The study, published in the Christmas edition of the British Medical Journal, included 20 people, half of whom had never celebrated Christmas.
Based on the interviews the participants were divided into a "Christmas group" who had positive associations with Christmas, and the "non-Christmas group" who were indifferent and did not celebrate.
The participants were then shown a succession of Christmassy and neutral images, while having their brains scanned.
Five areas of the brain lit up in the participants from the Christmas group, including parts associated with spirituality, physical senses, and the recognition of facial emotion.

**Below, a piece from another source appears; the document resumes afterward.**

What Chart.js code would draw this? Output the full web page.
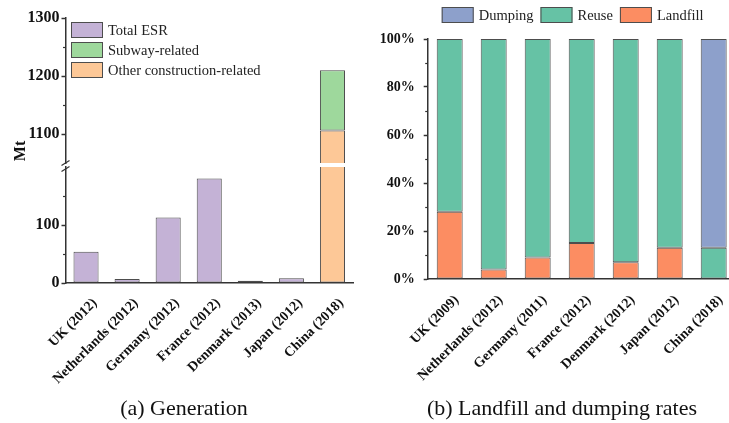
<!DOCTYPE html>
<html>
<head>
<meta charset="utf-8">
<script src="https://cdn.jsdelivr.net/npm/chart.js@4.4.0/dist/chart.umd.min.js"></script>
<style>
  html, body { margin: 0; padding: 0; background: #fff; }
  body { width: 729px; height: 423px; overflow: hidden; position: relative; font-family: "Liberation Serif", "Times New Roman", serif; color: #111; }
  canvas { position: absolute; }
  #genTop { left: 0; top: 0; }
  #genBottom { left: 0; top: 154px; }
  #rates { left: 360px; top: 0; }
  .caption { position: absolute; top: 397px; width: 320px; text-align: center; font-size: 22px; line-height: 22px; white-space: nowrap; }
  #mt { position: absolute; left: 0; top: 141px; width: 40px; line-height: 20px; text-align: center; font-weight: bold; font-size: 16px; transform: rotate(-90deg); }
</style>
</head>
<body>
<canvas id="genTop" width="360" height="176"></canvas>
<canvas id="genBottom" width="360" height="245"></canvas>
<canvas id="rates" width="400" height="400"></canvas>
<div id="mt">Mt</div>
<div class="caption" style="left:24px">(a) Generation</div>
<div class="caption" style="left:402px">(b) Landfill and dumping rates</div>

<script>
// (a) generation, Mt
const genCategories = ['UK (2012)', 'Netherlands (2012)', 'Germany (2012)', 'France (2012)', 'Denmark (2013)', 'Japan (2012)', 'China (2018)'];
const totalESR = [54, 7, 113, 180, 4, 8, null];
const otherConstruction = [null, null, null, null, null, null, 1106];
const subwayRelated = [null, null, null, null, null, null, 104];
const lowerTicks = [0, 100];
const upperTicks = [1100, 1200, 1300];

// (b) landfill and dumping rates, %
const rateCategories = ['UK (2009)', 'Netherlands (2012)', 'Germany (2011)', 'France (2012)', 'Denmark (2012)', 'Japan (2012)', 'China (2018)'];
const landfill = [28, 4, 9, 15, 7, 13, null];
const reuse = [72, 96, 91, 85, 93, 87, 13];
const dumping = [null, null, null, null, null, null, 87];
const rateTicks = [0, 20, 40, 60, 80, 100];

const AXIS = '#333';
const EDGE = '#4d4d4d';
const SERIF = '"Liberation Serif", "Times New Roman", serif';

// legend boxes drawn by hand so they sit where the original has them
const boxLegend = {
  id: 'boxLegend',
  afterDraw(chart, args, opts) {
    if (!opts.order) return;
    const ctx = chart.ctx;
    ctx.save();
    ctx.font = '14.5px ' + SERIF;
    ctx.textBaseline = 'middle';
    let x = opts.x, y = opts.y;
    opts.order.forEach(i => {
      const ds = chart.data.datasets[i];
      ctx.fillStyle = ds.backgroundColor;
      ctx.fillRect(x, y, 32, 16);
      ctx.strokeStyle = EDGE;
      ctx.lineWidth = 1;
      ctx.strokeRect(x + 0.5, y + 0.5, 31, 15);
      ctx.fillStyle = '#222';
      ctx.fillText(ds.label, x + 37, y + 9);
      if (opts.vertical) y += 20;
      else x += 37 + ctx.measureText(ds.label).width + 7;
    });
    ctx.restore();
  }
};

// short unlabelled ticks between the major ones
const minorTicks = {
  id: 'minorTicks',
  afterDraw(chart, args, opts) {
    if (!opts.values) return;
    const s = chart.scales.y, ctx = chart.ctx;
    ctx.save();
    ctx.strokeStyle = AXIS;
    ctx.lineWidth = 1.2;
    opts.values.forEach(v => {
      const py = Math.round(s.getPixelForValue(v)) + 0.5;
      ctx.beginPath();
      ctx.moveTo(s.right - 2.5, py);
      ctx.lineTo(s.right, py);
      ctx.stroke();
    });
    ctx.restore();
  }
};

// the "//" where the y axis is broken
const axisBreak = {
  id: 'axisBreak',
  afterDraw(chart, args, opts) {
    if (!opts.edge) return;
    const a = chart.chartArea, ctx = chart.ctx;
    const y = opts.edge === 'bottom' ? a.bottom : a.top + 2;
    ctx.save();
    ctx.strokeStyle = AXIS;
    ctx.lineWidth = 1.2;
    ctx.beginPath();
    ctx.moveTo(a.left - 4, y + 2.5);
    ctx.lineTo(a.left + 4, y - 2.5);
    ctx.stroke();
    ctx.restore();
  }
};

function genChart(id, yMin, yMax, majors, minors, showX, pad, breakEdge) {
  return new Chart(document.getElementById(id), {
    type: 'bar',
    data: {
      labels: genCategories,
      datasets: [
        { label: 'Total ESR', data: totalESR, backgroundColor: '#C4B2D6' },
        { label: 'Other construction-related', data: otherConstruction, backgroundColor: '#FDC897' },
        { label: 'Subway-related', data: subwayRelated, backgroundColor: '#9ED89C' }
      ].map(d => Object.assign(d, { borderColor: EDGE, borderWidth: 1, borderSkipped: false, clip: 0, categoryPercentage: 1, barPercentage: 0.61 }))
    },
    options: {
      responsive: false,
      animation: false,
      layout: { padding: pad },
      plugins: {
        legend: { display: false },
        tooltip: { enabled: false },
        boxLegend: showX ? {} : { x: 71, y: 22, vertical: true, order: [0, 2, 1] },
        minorTicks: { values: minors },
        axisBreak: { edge: breakEdge }
      },
      scales: {
        x: {
          display: showX,
          stacked: true,
          afterFit: s => { if (showX) s.height = 116; },
          grid: { display: false },
          border: { display: true, color: AXIS, width: 1.5 },
          ticks: { color: '#111', font: { family: SERIF, size: 14, weight: 'bold' }, minRotation: 45, maxRotation: 45, autoSkip: false, labelOffset: 9, padding: 4 }
        },
        y: {
          stacked: true,
          min: yMin,
          max: yMax,
          afterFit: s => { s.width = 65.5; },
          afterBuildTicks: s => { s.ticks = majors.map(v => ({ value: v })); },
          grid: { drawOnChartArea: false, tickLength: 4, color: AXIS, tickWidth: 1.5 },
          border: { color: AXIS, width: 1.5 },
          ticks: { color: '#111', font: { family: SERIF, size: 16, weight: 'bold' }, padding: 2, callback: v => String(v) }
        }
      }
    },
    plugins: [boxLegend, minorTicks, axisBreak]
  });
}

genChart('genTop', 1050, 1300, upperTicks, [1150, 1250], false, { left: 0, top: 18, right: 7, bottom: 13 }, 'bottom');
genChart('genBottom', 0, 200, lowerTicks, [50, 150], true, { left: 0, top: 13, right: 7, bottom: 0 }, 'top');

new Chart(document.getElementById('rates'), {
  type: 'bar',
  data: {
    labels: rateCategories,
    datasets: [
      { label: 'Landfill', data: landfill, backgroundColor: '#FC8D62' },
      { label: 'Reuse', data: reuse, backgroundColor: '#66C2A5' },
      { label: 'Dumping', data: dumping, backgroundColor: '#8DA0CB' }
    ].map(d => Object.assign(d, { borderColor: EDGE, borderWidth: 1, borderSkipped: false, clip: 0, categoryPercentage: 1, barPercentage: 0.59 }))
  },
  options: {
    responsive: false,
    animation: false,
    layout: { padding: { left: 0, top: 39, right: 24.3, bottom: 0 } },
    plugins: {
      legend: { display: false },
      tooltip: { enabled: false },
      boxLegend: { x: 81.7, y: 7, vertical: false, order: [2, 1, 0] },
      minorTicks: { values: [10, 30, 50, 70, 90] }
    },
    scales: {
      x: {
        stacked: true,
        afterFit: s => { s.height = 121; },
        grid: { display: false },
        border: { display: true, color: AXIS, width: 1.5 },
        ticks: { color: '#111', font: { family: SERIF, size: 14, weight: 'bold' }, minRotation: 45, maxRotation: 45, autoSkip: false, labelOffset: 7, padding: 5 }
      },
      y: {
        stacked: true,
        min: 0,
        max: 100,
        afterFit: s => { s.width = 67.7; },
        afterBuildTicks: s => { s.ticks = rateTicks.map(v => ({ value: v })); },
        grid: { drawOnChartArea: false, tickLength: 4, color: AXIS, tickWidth: 1.5 },
        border: { color: AXIS, width: 1.5 },
        ticks: { color: '#111', font: { family: SERIF, size: 14, weight: 'bold' }, padding: 9, callback: v => v + '%' }
      }
    }
  },
  plugins: [boxLegend, minorTicks]
});
</script>
</body>
</html>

In the study, the researchers, led by Anders Hougaard of the Danish Headache Center and Department of Neurology at the University of Copenhagen, write that they wished to help the "millions' who have a Christmas spirit deficiency – or the ‘bah humbug' syndrome."
"Accurate localisation of the Christmas spirit is a paramount first step in being able to help this group of patients," they wrote.
The researchers said that the Christmas spirit could not be scientifically explained in its entirety.
"Although merry and intriguing, these findings should be interpreted with caution," they wrote. "Something as magical and complex as the Christmas spirit cannot be fully explained by, or limited to, the mapped brain activity alone."
They called for further research to determine in what way the Christmas spirit differed from other festive emotions.
"Comparative studies of these patterns will also be imperative in studying other seasonal disturbances, related to, for example, Easter, Chanukah, or Diwali," they concluded.